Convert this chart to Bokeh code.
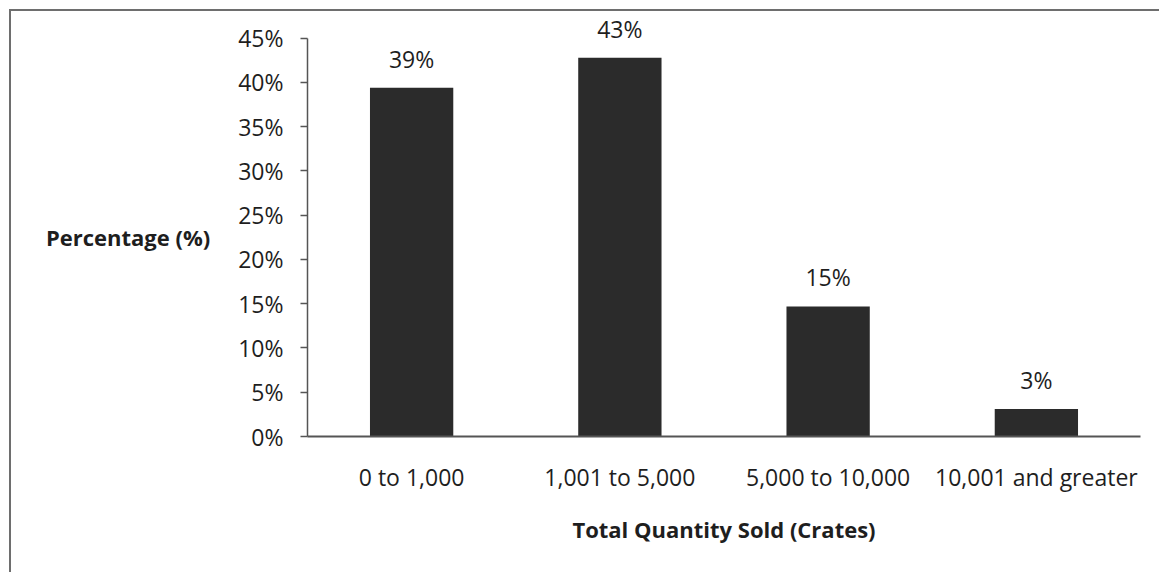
from bokeh.plotting import figure
from bokeh.models import (ColumnDataSource, FactorRange, Range1d, FixedTicker,
                          PrintfTickFormatter, LabelSet)
from bokeh.core.properties import value
from bokeh.embed import file_html
from bokeh.resources import INLINE

# Share of sellers by total quantity sold
categories = ["0 to 1,000", "1,001 to 5,000", "5,000 to 10,000", "10,001 and greater"]
share_pct = [39.4, 42.8, 14.7, 3.1]
y_ticks = [0, 5, 10, 15, 20, 25, 30, 35, 40, 45]

FONT = "Open Sans"
TEXT = "#1e1e1e"

source = ColumnDataSource(dict(
    cat=categories,
    val=share_pct,
    label=[f"{round(v)}%" for v in share_pct],
))

p = figure(
    width=1150, height=563,
    x_range=FactorRange(*categories, range_padding=0),
    y_range=Range1d(0, 47.57),
    output_backend="svg", toolbar_location=None,
    min_border_left=296, min_border_right=21,
    min_border_top=4, min_border_bottom=138,
    background_fill_color="white", border_fill_color="white",
)
# chart area frame: thin grey rule along the top and left edges
p.styles = {
    "margin-left": "9px", "margin-top": "9px",
    "border-left": "2px solid #6e6e6e", "border-top": "2px solid #6e6e6e",
}
p.outline_line_color = None
p.xgrid.grid_line_color = None
p.ygrid.grid_line_color = None

p.vbar(x="cat", top="val", width=0.4, source=source,
       fill_color="#2b2b2b", line_color=None)

p.add_layout(LabelSet(
    x="cat", y="val", text="label", source=source,
    y_offset=20, text_align="center", text_baseline="alphabetic",
    text_font=value(FONT), text_font_size="23px", text_color=TEXT,
))

# vertical axis
ya = p.yaxis[0]
ya.ticker = FixedTicker(ticks=y_ticks)
ya.formatter = PrintfTickFormatter(format="%d%%")
ya.bounds = (0, 45)
ya.axis_label = "\nPercentage (%)"
ya.axis_label_orientation = "horizontal"
ya.axis_label_standoff = 25
ya.axis_label_text_font = FONT
ya.axis_label_text_font_style = "bold"
ya.axis_label_text_font_size = "22px"
ya.axis_label_text_line_height = 0.75
ya.axis_label_text_color = TEXT
ya.major_label_text_font = FONT
ya.major_label_text_font_size = "23px"
ya.major_label_text_color = TEXT
ya.major_label_standoff = 17
ya.major_tick_out = 7
ya.major_tick_in = 0
ya.minor_tick_out = 0
ya.minor_tick_in = 0
ya.axis_line_color = "#555555"
ya.axis_line_width = 1.5
ya.major_tick_line_color = "#555555"
ya.major_tick_line_width = 1.5

# category axis
xa = p.xaxis[0]
xa.axis_label = "Total Quantity Sold (Crates)"
xa.axis_label_standoff = 18
xa.axis_label_text_font = FONT
xa.axis_label_text_font_style = "bold"
xa.axis_label_text_font_size = "22px"
xa.axis_label_text_color = TEXT
xa.major_label_text_font = FONT
xa.major_label_text_font_size = "23px"
xa.major_label_text_color = TEXT
xa.major_label_standoff = 24
xa.major_tick_out = 0
xa.major_tick_in = 0
xa.axis_line_color = "#555555"
xa.axis_line_width = 2

open("out.html", "w").write(file_html(p, INLINE))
+++
Task prompt
Pick out the lines above containing the word "chart", then copy them.

Exercise solution
Convert this chart to Bokeh code.
# chart area frame: thin grey rule along the top and left edges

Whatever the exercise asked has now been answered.